## EXERCISE TASK
Leave the pictures out. Retype exactly the lines below from the one containing "Output the web" through the one containing "var angF = [0, 0.0026, 0.0192, 0.0346, 0.0419, 0.0794];", and no others.

— Begin RECORDED DATA —

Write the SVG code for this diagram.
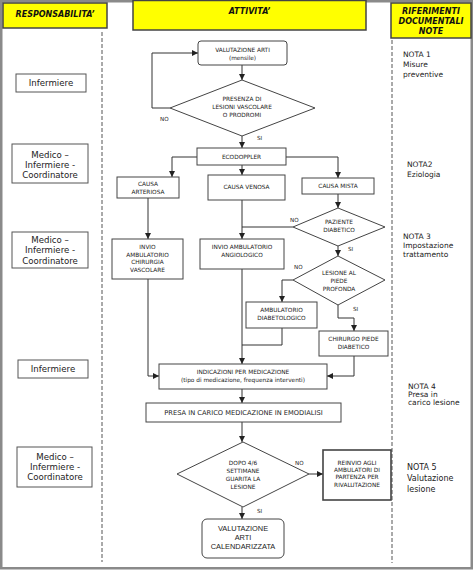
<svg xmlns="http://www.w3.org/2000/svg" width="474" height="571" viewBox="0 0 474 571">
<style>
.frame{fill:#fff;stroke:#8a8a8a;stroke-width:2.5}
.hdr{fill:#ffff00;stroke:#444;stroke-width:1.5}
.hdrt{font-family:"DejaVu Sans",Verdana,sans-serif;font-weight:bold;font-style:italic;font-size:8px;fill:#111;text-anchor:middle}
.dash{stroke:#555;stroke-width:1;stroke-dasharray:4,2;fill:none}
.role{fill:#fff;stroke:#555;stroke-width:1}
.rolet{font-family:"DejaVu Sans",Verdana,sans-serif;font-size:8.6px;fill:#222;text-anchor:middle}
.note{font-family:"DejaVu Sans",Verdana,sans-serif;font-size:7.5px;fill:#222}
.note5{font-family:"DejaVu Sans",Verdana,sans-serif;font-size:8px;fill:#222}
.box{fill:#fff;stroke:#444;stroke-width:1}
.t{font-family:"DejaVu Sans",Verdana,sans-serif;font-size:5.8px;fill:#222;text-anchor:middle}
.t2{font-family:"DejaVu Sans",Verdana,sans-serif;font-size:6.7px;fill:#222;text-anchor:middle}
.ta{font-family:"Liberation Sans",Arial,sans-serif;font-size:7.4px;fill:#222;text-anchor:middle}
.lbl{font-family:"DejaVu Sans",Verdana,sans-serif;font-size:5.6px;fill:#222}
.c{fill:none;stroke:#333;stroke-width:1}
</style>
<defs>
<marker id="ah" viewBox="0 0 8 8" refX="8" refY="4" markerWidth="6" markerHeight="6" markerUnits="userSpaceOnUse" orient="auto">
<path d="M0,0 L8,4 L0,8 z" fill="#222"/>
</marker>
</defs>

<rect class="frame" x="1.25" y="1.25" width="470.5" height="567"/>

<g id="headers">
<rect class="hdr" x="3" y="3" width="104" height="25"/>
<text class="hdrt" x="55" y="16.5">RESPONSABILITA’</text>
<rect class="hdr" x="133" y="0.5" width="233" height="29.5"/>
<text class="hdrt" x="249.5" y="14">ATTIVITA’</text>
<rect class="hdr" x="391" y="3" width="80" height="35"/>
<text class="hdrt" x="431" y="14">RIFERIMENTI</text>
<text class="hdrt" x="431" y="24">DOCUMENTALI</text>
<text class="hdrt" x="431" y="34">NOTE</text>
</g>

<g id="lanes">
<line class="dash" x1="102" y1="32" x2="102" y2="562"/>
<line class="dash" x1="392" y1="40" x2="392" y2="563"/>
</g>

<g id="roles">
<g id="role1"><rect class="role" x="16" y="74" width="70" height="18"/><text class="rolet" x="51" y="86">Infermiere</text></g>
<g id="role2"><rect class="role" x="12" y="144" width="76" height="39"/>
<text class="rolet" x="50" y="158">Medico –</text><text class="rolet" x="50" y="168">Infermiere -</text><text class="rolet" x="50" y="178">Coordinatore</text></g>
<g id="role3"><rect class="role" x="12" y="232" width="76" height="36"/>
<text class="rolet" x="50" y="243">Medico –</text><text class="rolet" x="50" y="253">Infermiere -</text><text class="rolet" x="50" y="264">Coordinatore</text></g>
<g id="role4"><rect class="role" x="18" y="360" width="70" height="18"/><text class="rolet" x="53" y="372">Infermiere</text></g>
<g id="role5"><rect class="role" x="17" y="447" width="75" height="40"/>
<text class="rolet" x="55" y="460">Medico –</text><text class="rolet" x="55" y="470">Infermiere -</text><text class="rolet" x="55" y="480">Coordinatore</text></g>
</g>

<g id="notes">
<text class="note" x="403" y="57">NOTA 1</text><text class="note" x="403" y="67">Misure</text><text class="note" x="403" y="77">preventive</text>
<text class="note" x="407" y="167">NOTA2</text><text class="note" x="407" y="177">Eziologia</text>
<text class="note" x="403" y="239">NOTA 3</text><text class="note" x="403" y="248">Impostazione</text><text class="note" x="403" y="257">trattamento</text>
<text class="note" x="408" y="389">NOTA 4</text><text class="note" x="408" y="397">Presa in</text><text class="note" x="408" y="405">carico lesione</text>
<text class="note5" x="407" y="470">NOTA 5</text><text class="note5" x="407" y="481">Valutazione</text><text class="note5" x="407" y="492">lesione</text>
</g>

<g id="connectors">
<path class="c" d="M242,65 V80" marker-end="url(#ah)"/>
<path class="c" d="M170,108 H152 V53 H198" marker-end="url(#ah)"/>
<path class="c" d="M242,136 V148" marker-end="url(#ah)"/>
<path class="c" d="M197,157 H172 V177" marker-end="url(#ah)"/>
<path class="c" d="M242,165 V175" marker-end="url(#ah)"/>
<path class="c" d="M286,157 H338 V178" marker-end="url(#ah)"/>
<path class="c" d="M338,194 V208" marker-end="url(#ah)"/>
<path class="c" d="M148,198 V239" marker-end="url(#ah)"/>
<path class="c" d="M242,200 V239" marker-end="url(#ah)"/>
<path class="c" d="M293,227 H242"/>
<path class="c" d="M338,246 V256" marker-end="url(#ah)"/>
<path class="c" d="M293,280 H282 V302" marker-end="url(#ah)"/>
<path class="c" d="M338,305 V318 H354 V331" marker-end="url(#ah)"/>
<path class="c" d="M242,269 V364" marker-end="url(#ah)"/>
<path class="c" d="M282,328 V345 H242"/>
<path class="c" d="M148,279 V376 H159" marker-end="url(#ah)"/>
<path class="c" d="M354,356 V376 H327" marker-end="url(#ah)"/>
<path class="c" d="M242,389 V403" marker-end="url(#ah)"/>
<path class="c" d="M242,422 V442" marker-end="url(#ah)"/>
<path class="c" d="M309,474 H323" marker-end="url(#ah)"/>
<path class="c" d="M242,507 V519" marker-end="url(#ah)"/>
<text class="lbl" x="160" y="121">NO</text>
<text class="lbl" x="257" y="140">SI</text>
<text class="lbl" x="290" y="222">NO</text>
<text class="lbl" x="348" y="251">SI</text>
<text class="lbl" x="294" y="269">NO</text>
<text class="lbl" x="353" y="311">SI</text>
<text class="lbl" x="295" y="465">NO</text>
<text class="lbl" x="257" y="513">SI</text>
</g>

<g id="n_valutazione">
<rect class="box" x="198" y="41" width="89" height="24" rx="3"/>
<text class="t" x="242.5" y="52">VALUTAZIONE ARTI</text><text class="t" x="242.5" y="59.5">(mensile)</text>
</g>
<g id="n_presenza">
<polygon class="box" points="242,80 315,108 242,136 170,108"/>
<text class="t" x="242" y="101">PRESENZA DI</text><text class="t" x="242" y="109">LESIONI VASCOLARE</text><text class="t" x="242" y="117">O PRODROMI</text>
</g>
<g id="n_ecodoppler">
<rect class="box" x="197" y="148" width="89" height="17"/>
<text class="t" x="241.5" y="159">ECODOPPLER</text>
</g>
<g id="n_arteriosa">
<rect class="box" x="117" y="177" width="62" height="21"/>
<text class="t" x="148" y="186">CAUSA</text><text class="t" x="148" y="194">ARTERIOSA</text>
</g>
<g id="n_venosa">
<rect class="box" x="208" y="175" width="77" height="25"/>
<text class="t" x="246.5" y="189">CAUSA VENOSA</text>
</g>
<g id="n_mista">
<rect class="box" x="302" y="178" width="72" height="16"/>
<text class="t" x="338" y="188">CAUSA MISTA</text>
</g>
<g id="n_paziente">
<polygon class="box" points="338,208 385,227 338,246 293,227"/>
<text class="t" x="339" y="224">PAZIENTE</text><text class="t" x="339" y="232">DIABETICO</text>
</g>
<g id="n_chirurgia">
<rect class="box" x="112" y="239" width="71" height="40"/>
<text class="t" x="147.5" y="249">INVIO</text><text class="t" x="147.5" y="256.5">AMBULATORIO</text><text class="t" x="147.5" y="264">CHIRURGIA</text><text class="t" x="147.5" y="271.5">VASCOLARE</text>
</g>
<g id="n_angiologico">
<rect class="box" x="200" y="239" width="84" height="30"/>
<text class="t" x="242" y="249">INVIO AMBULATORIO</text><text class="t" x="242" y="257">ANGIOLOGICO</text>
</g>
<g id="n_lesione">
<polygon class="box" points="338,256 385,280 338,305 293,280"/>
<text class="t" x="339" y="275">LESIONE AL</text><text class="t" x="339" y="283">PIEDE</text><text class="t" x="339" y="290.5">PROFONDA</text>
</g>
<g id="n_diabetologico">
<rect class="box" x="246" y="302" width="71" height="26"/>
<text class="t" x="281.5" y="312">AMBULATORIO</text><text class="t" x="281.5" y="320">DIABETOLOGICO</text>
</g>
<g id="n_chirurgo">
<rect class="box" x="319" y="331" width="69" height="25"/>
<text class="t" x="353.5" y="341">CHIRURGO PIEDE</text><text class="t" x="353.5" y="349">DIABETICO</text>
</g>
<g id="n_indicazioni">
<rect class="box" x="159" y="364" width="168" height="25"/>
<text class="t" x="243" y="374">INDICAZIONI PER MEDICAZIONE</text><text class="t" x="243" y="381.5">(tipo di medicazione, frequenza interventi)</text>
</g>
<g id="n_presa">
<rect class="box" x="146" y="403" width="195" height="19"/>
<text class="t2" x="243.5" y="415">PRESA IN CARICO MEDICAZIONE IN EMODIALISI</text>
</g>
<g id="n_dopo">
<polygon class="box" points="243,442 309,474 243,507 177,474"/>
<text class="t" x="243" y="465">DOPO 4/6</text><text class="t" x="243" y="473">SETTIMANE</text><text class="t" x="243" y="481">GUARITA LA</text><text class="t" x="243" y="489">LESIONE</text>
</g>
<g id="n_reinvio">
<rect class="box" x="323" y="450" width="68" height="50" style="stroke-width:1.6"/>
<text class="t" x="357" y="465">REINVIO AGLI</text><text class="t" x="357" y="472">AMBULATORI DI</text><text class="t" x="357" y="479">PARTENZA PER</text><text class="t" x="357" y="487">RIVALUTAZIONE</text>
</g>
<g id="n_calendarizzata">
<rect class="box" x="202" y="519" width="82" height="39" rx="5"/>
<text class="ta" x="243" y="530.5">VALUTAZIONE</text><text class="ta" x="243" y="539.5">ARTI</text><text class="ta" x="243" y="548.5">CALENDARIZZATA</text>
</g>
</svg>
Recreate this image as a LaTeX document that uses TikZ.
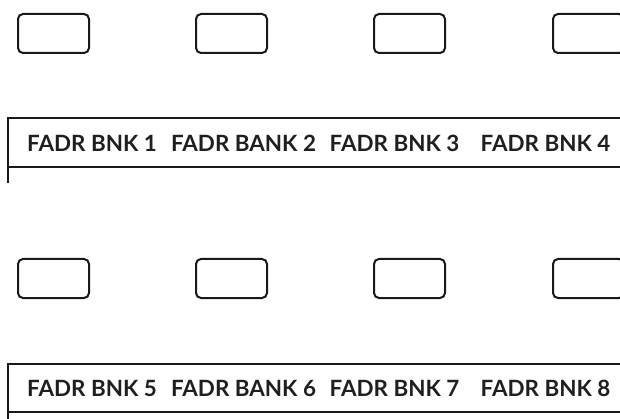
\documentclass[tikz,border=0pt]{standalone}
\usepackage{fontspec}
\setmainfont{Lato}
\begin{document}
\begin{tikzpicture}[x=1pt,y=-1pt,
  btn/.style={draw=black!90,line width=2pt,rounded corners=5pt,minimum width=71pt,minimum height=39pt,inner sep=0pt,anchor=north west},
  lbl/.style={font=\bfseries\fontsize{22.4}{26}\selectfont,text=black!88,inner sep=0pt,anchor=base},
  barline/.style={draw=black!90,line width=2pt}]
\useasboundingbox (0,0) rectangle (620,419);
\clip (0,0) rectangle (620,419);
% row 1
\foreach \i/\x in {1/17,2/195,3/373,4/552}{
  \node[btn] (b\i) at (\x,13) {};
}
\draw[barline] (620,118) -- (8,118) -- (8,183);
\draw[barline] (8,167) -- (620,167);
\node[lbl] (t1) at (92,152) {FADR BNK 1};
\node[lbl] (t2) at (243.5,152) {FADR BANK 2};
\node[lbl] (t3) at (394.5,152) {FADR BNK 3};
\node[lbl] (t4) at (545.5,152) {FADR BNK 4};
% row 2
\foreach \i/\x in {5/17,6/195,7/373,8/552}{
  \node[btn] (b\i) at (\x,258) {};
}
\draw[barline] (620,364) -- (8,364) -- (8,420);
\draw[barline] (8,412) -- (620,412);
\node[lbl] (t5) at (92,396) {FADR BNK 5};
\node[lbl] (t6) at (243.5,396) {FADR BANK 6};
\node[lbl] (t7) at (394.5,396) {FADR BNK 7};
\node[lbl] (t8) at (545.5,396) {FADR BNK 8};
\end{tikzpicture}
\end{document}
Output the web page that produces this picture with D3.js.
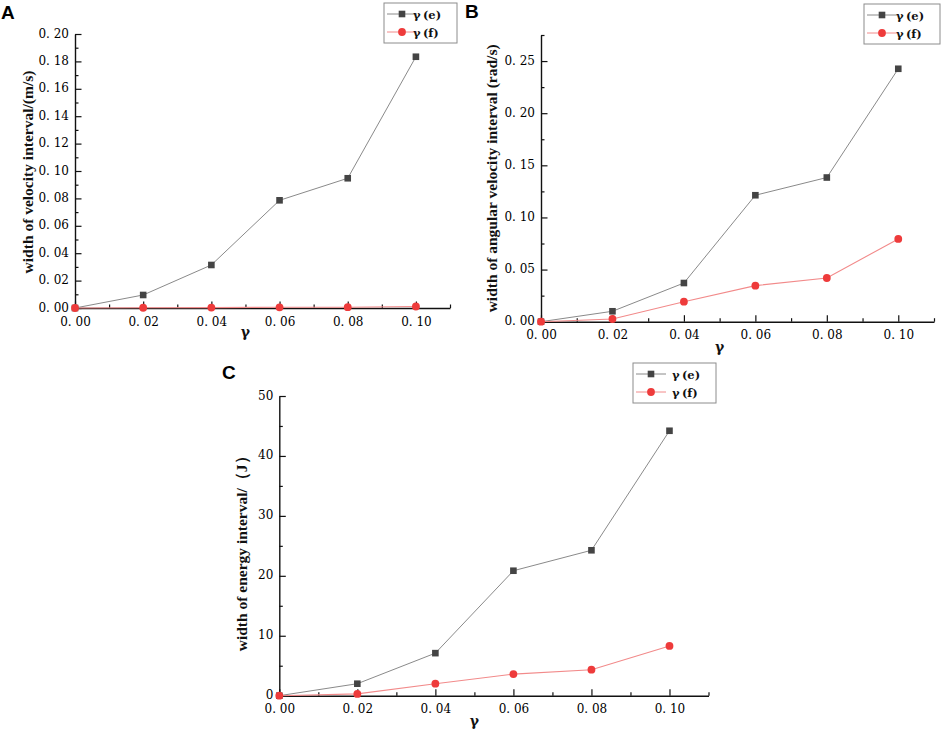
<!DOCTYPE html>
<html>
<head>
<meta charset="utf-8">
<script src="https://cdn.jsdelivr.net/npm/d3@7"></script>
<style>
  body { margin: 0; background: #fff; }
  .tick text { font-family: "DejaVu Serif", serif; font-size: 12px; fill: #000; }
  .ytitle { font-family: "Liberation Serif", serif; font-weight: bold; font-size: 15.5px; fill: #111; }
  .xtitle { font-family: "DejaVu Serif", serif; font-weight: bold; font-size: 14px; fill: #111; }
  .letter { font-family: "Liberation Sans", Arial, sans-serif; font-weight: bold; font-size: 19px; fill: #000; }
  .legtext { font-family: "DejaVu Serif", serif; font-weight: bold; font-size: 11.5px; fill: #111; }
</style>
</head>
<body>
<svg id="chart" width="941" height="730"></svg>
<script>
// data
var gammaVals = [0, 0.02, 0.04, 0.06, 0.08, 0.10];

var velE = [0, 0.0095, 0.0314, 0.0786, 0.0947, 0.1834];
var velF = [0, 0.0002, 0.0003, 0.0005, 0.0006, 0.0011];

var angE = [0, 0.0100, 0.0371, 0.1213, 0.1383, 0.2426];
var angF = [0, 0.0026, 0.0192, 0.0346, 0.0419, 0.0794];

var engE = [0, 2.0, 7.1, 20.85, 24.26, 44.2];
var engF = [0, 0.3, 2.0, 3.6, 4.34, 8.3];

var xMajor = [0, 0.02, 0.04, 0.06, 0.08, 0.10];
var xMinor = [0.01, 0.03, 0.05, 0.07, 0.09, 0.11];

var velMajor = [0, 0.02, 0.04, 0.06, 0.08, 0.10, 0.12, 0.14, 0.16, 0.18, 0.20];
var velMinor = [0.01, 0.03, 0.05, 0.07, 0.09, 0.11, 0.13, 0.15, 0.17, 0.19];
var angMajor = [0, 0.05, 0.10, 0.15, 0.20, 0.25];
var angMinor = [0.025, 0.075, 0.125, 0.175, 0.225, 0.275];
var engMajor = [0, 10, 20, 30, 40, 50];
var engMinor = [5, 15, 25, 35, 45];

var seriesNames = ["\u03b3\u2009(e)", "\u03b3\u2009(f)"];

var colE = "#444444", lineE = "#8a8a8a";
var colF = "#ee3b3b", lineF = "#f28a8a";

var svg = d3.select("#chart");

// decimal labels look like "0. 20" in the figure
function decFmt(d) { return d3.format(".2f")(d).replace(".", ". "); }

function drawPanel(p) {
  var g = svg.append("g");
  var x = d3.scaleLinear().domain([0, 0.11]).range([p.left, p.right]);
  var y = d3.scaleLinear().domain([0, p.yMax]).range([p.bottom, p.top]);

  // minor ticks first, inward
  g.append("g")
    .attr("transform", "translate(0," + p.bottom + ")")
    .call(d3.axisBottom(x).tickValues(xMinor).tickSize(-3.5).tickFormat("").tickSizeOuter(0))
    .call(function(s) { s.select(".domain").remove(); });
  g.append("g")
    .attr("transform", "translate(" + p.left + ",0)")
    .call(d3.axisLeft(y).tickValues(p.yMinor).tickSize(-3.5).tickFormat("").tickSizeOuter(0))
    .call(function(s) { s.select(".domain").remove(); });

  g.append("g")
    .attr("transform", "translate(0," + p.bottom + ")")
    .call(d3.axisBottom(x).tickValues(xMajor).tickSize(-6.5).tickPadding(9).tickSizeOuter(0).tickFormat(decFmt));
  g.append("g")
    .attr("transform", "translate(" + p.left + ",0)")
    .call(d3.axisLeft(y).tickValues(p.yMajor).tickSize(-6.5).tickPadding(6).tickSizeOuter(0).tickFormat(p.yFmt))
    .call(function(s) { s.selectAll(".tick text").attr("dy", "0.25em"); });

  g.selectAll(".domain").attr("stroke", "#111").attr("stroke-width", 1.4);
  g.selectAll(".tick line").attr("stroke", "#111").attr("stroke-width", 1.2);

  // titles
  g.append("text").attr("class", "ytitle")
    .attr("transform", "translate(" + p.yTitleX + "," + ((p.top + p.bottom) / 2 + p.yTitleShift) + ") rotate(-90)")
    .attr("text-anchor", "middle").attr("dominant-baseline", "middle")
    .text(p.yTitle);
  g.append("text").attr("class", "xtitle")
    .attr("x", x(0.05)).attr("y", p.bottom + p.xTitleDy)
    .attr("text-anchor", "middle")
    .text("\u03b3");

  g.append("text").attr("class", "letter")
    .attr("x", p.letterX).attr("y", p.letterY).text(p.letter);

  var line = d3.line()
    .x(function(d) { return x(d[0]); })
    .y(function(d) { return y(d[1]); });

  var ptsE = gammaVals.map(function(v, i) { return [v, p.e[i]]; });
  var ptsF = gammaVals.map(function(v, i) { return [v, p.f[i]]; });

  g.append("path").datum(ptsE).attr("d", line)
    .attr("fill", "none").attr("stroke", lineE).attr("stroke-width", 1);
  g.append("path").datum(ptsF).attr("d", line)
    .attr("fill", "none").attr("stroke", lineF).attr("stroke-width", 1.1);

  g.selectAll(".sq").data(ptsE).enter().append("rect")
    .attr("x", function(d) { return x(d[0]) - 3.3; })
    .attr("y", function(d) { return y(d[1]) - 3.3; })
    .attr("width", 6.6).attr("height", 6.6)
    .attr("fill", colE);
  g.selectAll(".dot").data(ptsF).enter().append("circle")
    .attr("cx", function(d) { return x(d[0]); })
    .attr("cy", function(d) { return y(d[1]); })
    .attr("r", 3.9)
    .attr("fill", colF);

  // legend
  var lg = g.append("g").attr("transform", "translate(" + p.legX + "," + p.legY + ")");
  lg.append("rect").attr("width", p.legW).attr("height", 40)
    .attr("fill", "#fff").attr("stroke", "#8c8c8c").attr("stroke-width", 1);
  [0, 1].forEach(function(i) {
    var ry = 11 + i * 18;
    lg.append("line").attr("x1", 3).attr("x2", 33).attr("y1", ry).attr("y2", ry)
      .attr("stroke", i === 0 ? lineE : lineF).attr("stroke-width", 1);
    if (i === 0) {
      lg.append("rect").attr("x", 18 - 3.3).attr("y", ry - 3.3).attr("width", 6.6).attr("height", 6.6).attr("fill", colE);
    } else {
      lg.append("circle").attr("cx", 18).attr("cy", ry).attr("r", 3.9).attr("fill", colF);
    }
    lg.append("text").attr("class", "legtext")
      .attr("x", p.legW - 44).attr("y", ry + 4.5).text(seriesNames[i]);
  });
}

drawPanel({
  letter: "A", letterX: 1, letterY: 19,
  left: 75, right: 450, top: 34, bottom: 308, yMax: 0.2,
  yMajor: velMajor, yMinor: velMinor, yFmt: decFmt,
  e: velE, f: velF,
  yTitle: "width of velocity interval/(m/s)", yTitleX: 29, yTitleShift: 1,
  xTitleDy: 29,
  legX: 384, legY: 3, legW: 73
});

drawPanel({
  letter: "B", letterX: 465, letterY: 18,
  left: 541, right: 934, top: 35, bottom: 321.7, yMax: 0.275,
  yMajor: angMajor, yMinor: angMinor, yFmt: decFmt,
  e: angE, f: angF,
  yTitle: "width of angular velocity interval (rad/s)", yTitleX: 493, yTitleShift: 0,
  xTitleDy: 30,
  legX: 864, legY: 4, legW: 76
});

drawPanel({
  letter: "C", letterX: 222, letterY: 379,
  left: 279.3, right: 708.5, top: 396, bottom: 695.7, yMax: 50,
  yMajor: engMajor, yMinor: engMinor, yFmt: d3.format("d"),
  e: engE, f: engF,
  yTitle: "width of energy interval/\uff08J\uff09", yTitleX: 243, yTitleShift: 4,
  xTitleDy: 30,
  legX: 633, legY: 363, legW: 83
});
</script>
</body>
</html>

— End RECORDED DATA —

## TASK SOLUTION
Output the web page that produces this picture with D3.js.
<!DOCTYPE html>
<html>
<head>
<meta charset="utf-8">
<script src="https://cdn.jsdelivr.net/npm/d3@7"></script>
<style>
  body { margin: 0; background: #fff; }
  .tick text { font-family: "DejaVu Serif", serif; font-size: 12px; fill: #000; }
  .ytitle { font-family: "Liberation Serif", serif; font-weight: bold; font-size: 15.5px; fill: #111; }
  .xtitle { font-family: "DejaVu Serif", serif; font-weight: bold; font-size: 14px; fill: #111; }
  .letter { font-family: "Liberation Sans", Arial, sans-serif; font-weight: bold; font-size: 19px; fill: #000; }
  .legtext { font-family: "DejaVu Serif", serif; font-weight: bold; font-size: 11.5px; fill: #111; }
</style>
</head>
<body>
<svg id="chart" width="941" height="730"></svg>
<script>
// data
var gammaVals = [0, 0.02, 0.04, 0.06, 0.08, 0.10];

var velE = [0, 0.0095, 0.0314, 0.0786, 0.0947, 0.1834];
var velF = [0, 0.0002, 0.0003, 0.0005, 0.0006, 0.0011];

var angE = [0, 0.0100, 0.0371, 0.1213, 0.1383, 0.2426];
var angF = [0, 0.0026, 0.0192, 0.0346, 0.0419, 0.0794];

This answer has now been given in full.